As rotinas funcionam como marcadores de ritmo, como bases de comparação. Servem para que o corpo e mente se adaptem a dum determinado comportamento. Isto permite realizar um melhor planeamento, sequência de atividades e valorizar esse trabalho ao dizer não, quando adequado.
Andar
Foi através de imensas caminhadas por Copenhaga que o filósofo Kierkegaard chegou aos seus melhores pensamentos. Ele e outros notáveis daqueles tempos eram seguidores da seguinte máxima:
Solvitur Ambulando – Resolve-se a Andar
O grande potencial do Andar é que nos permite realizar em simultâneo duas atividades bastante importantes:
- Descontrair a mente;
- Divagar por aquilo que nos rodeia e que raramente prestamos atenção;
A Apple, LinkedIN, Facebook, os seus líderes e colaboradores sempre valorizaram esta abordagem realizando as denominadas reuniões em movimento e criando infraestruturas que permitam que as caminhadas, passeios e discussões informais de grande importância e valor possam ser realizadas de forma intuitiva e imediata.
Um grande executivo definiu com a maior simplicidade possível o papel que uma caminhada tem na vida profissional dele:
Percebo o que pode ser feito, percebo o que devo fazer e o que devo abandonar.
Fantástico. Já se imaginou a conseguir materializar este poder de decisão e clarividência todos os dias? De que forma iria impactar a sua vida?
Sestas
Churchill é o mais famoso “sesteiro”. 🙂
Churchill considerava as sestas fundamentais porque lhe proporcionavam equilíbrio mental, renovação de energia e uma boa disposição. Só permitia que o acordassem se Londres estivesse a ser bombardeada de forma infernal.

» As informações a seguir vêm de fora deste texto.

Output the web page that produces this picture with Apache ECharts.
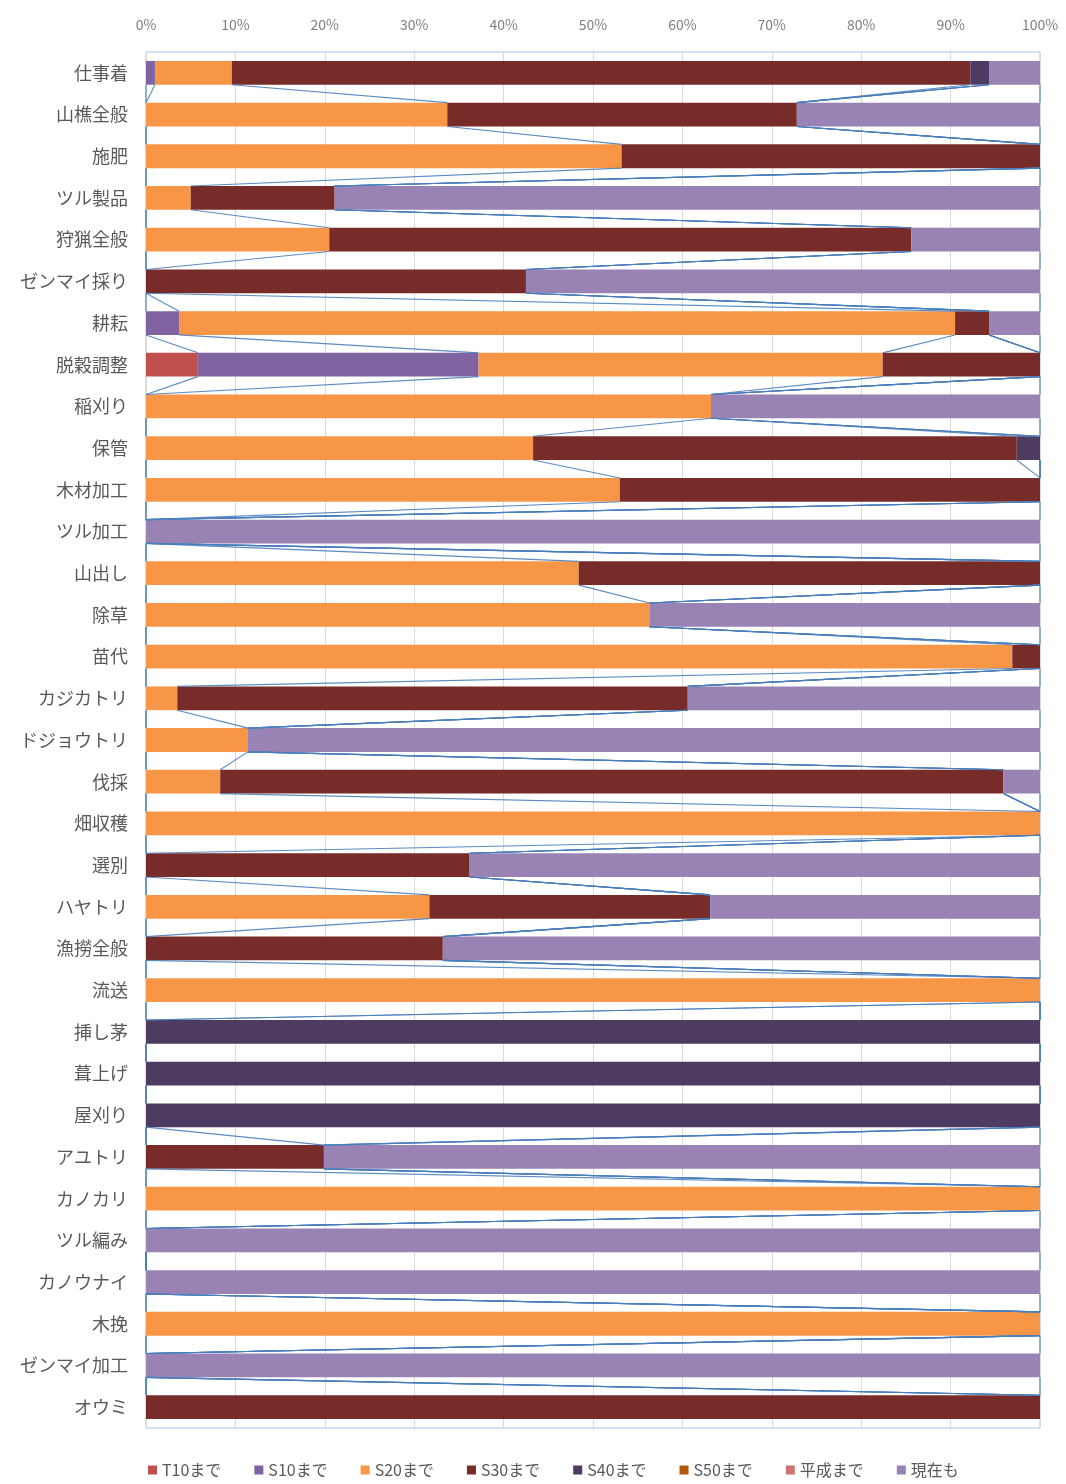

Os cientistas do sono advogam que a sesta pode ser “programada” no seu propósito. Ou seja, que antes de nos permitirmos deitar (sim a sesta funciona cognitivamente e fisiologicamente melhor se estivermos completamente deitados) devemos refletir sobre o objetivo da mesma – descansar, parar a mente, refletir sobre uma questão ou decisão. Segundo esta nova abordagem, saber fazer sestas é também uma ótima competência profissional. 🙂
Parar
Saber parar no momento adequado é um ótimo fio condutor de eficácia e criatividade profissional. Quando o trabalho está a correr muito bem e falta um pouco para terminar e sabemos para onde ir, devemos parar. Hemingway era grande fã desta abordagem. Segundo o que tive oportunidade de perceber, deixar uma “ligação” positiva para o tempo de trabalho ou dia seguinte criar um fio condutor. Este promove o bem-estar do recomeço e obriga o cérebro a, nesse intervalo, a realizar uma avaliação ou reflexão subconsciente.
De facto, trabalho e repouso não são binários.
São duas energias que permitem o contacto com o melhor de nós e a eficácia dos resultados – gerados de forma integrativa e não através do excesso.
O repouso é portanto, um dos elixires da produtividade profissional.